Knowing how the Lord calls individuals into specific ministries is key for students to understand. This was the main topic of “Knowing Your Call, a panel discussion on Thursday. Along with Bartuska, panelists included Skylar Anderson, a church planter in Denver, Colorado; Don Lynch, a missionary in Ghent, Belgium; and Michael Guyer, a church planter in Ann Arbor, Michigan.

Anderson said at his church, he helps people think through their calling in terms of the desires God has given them, how the Lord is affirming those desires and where they are seeing opportunities to use their passions.

Lynch said that calling is God compelling a person to go and be obedient.

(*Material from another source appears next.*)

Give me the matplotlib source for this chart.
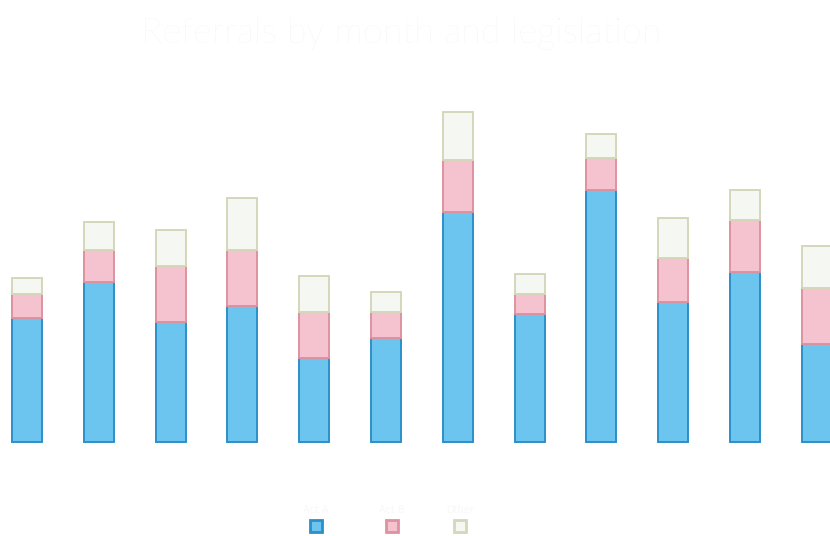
import matplotlib
matplotlib.use("Agg")
import matplotlib.pyplot as plt
from matplotlib.lines import Line2D
import numpy as np

# Monthly referral counts, stacked by legislation
months = ["Jan", "Feb", "Mar", "Apr", "May", "Jun",
          "Jul", "Aug", "Sep", "Oct", "Nov", "Dec"]
series_names = ["Act A", "Act B", "Other"]
act_a = [62, 80, 60, 68, 42, 52, 115, 64, 126, 70, 85, 49]
act_b = [12, 16, 28, 28, 23, 13, 26, 10, 16, 22, 26, 28]
other = [8, 14, 18, 26, 18, 10, 24, 10, 12, 20, 15, 21]

fills = ["#6cc5ee", "#f5c3d0", "#f4f7f2"]
edges = ["#2d8fc8", "#de929f", "#d5d7ba"]

W, H = 830, 536
fig = plt.figure(figsize=(W / 100, H / 100), dpi=100)
fig.patch.set_facecolor("white")
ax = fig.add_axes([0, 0, 1, 1])
ax.set_axis_off()

x = np.arange(len(months))
bottom = np.zeros(len(months))
for vals, fc, ec in zip([act_a, act_b, other], fills, edges):
    vals = np.asarray(vals, dtype=float)
    ax.bar(x, vals, width=0.418, bottom=bottom, color=fc,
           edgecolor=ec, linewidth=1.4, zorder=2)
    bottom += vals

ax.set_xlim(-0.376, 11.184)
ax.set_ylim(-47, 221)

fig.text(0.483, 1 - 33 / H, "Referrals by month and legislation",
         ha="center", va="center", fontsize=26, color="#f3f3f3",
         family="Lato", fontweight="light")

# legend: square swatches with faint labels above
leg_x = [316, 392, 460]
for px, name, fc, ec in zip(leg_x, series_names, fills, edges):
    fig.add_artist(Line2D([px / W], [1 - 526 / H], transform=fig.transFigure,
                          marker="s", markersize=8, markerfacecolor=fc,
                          markeredgecolor=ec, markeredgewidth=2,
                          linestyle="none"))
    fig.text(px / W, 1 - 510 / H, name, ha="center", va="center",
             fontsize=7, color="#f8f8f8")

fig.savefig("out.png", dpi=100)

“You have this sense that God is calling you to do something and he just wants you to be obedient in those steps,” said Lynch.

Guyer noted that one of the ways calling is affirmed through the feedback of others.

“I think having honest conversations and asking people to give you feedback is vital,” he said.

Bartuska spoke honestly about the difficult reality that following God does not mean everything will work out perfectly. Instead, Christians are to obey God in order to grow closer to him.

“Your first calling should be your primary calling, which is God calling you to himself,” said Bartuska.

Early in the week, David Platt, president of the International Mission Board and pastor-teacher at McLean Bible Church, told the story of Adoniram Judson and his missionary service in Burma.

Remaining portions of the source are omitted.